A combination of the right product and the right approach can see any business do well in the Chinese market. At the very least, firms need to plan for the eventual shake-up to the UK’s ties with the European market once Brexit comes into play, and time is running out to start building the foundations. This small window of golden opportunity has been highlighted by Rebecca De Cicco in regards to the UK’s construction industry in particular. The director of Digital Node outlined how 70% of buildings over 200 metres tall completed in 2017 were built in China, and so the country is increasingly interested in building information management software and crowd simulation.

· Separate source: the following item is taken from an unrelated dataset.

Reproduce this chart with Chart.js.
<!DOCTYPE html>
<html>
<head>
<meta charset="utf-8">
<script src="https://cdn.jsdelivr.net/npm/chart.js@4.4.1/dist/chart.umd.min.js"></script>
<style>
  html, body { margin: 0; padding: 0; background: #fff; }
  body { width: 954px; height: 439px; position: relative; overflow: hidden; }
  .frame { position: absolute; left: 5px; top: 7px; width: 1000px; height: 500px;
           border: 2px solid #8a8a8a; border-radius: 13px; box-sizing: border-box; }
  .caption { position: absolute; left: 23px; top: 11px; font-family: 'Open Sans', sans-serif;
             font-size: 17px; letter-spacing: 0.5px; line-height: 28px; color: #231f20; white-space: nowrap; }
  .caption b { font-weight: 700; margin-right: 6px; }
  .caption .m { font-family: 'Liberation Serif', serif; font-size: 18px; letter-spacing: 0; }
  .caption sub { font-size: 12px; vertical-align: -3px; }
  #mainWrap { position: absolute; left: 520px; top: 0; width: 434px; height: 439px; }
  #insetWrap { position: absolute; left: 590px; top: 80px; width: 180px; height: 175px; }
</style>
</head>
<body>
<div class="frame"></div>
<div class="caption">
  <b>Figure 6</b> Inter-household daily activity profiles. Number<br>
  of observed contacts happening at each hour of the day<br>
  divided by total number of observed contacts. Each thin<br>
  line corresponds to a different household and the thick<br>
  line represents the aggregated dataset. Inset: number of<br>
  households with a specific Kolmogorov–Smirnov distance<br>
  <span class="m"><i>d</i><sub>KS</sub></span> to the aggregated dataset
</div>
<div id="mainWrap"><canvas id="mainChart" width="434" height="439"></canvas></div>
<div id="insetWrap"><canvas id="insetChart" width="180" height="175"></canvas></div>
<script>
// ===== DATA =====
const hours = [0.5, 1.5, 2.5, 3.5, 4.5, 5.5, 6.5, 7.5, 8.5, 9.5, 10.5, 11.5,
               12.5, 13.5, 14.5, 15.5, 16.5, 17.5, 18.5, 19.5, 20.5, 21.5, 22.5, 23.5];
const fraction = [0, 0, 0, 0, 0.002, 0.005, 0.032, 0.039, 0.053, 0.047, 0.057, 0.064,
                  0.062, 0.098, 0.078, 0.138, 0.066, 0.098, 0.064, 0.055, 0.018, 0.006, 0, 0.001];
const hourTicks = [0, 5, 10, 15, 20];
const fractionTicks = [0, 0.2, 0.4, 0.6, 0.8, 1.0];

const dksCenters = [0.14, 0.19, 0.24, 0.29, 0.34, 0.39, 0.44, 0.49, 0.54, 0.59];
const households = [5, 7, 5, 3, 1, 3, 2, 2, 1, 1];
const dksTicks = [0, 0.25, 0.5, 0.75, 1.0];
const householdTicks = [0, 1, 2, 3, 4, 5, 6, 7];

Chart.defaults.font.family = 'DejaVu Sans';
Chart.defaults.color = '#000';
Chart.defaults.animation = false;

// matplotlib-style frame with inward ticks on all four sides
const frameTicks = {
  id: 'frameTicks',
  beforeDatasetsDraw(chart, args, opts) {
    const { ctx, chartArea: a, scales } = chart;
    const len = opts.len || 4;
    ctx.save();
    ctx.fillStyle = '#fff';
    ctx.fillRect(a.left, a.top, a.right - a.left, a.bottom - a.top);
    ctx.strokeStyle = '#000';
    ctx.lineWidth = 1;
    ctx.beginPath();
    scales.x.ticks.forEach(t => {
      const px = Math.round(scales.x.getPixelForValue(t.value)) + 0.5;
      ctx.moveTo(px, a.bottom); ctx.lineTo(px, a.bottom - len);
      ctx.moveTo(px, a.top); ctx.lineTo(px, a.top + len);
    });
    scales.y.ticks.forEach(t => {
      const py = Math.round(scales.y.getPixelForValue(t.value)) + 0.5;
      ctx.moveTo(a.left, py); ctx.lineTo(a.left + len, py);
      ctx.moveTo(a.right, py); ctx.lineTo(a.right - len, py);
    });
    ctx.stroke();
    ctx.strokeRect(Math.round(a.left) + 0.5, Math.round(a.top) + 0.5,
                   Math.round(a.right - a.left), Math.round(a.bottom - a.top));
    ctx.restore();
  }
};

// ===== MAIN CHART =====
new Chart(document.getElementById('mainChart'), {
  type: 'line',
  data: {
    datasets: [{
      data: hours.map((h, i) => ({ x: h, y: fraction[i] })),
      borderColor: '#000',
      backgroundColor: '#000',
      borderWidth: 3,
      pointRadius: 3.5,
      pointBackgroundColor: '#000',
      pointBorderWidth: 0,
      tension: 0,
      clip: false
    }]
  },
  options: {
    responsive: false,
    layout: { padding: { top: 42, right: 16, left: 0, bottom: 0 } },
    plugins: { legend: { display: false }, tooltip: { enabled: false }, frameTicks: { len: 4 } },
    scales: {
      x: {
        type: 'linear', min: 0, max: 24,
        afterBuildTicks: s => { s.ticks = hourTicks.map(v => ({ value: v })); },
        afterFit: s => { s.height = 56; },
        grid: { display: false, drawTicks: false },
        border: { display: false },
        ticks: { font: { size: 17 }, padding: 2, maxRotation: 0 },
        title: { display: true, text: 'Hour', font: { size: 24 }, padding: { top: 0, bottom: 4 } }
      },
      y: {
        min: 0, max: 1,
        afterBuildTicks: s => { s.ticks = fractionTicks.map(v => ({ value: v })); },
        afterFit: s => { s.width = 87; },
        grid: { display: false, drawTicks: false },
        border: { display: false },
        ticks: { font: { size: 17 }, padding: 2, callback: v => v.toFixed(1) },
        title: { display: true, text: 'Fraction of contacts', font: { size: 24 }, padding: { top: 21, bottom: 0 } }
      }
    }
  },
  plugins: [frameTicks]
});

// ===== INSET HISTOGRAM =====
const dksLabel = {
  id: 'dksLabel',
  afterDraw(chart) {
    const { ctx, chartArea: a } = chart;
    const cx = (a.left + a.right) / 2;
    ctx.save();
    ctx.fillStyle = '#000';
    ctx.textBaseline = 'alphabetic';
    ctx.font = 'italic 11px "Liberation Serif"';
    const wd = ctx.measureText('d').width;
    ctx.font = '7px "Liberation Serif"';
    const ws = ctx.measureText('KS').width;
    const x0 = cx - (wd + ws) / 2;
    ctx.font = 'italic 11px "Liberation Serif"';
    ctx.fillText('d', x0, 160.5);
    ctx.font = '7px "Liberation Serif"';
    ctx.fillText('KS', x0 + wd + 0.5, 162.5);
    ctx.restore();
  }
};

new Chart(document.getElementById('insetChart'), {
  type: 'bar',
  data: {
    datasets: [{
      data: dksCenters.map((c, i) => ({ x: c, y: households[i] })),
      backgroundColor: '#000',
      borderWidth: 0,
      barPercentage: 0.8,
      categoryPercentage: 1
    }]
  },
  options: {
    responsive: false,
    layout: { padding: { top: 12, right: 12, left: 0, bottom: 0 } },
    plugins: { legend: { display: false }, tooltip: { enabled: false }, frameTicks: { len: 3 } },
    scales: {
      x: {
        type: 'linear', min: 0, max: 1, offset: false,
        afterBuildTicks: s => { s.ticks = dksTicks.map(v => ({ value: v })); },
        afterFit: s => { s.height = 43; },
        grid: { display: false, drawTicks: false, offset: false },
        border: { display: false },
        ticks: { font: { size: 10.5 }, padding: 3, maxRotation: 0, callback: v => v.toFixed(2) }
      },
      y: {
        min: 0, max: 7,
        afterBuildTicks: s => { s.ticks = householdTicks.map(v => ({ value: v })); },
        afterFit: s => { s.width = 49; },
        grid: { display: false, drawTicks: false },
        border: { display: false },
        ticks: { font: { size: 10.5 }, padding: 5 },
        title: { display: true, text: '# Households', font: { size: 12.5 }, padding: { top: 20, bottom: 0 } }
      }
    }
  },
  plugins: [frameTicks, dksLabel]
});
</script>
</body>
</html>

The use of British construction software has already proved its value to the Chinese construction sector in Beijing’s new airport, the Beijing Daxing International. Projected to see 45 million passengers a year, the airport’s construction has benefited from crowd simulation software provided by UK structure design software experts, Oasys. The software alerted the construction company and designers to any potential bottlenecks, congestion problems, or other inefficiencies.

It’s all about the approach, says the Business Magazine. As with any overseas market, the magazine advises companies to consider the culture of the country they are trading with; in this case, explore China’s culture. The general consensus is to be aware that what works in the UK may not work in China’s business ground, and as relationships can take a long time to build, jeopardising them with an ill-placed comment or miscommunication can slow that pace even further.

Businesses can’t afford to be unprepared for Brexit. Whether or not we retain trade deals with the EU, and to what to degree, the wider world is coming to the UK. Will it be a great opportunity for businesses, as some predict?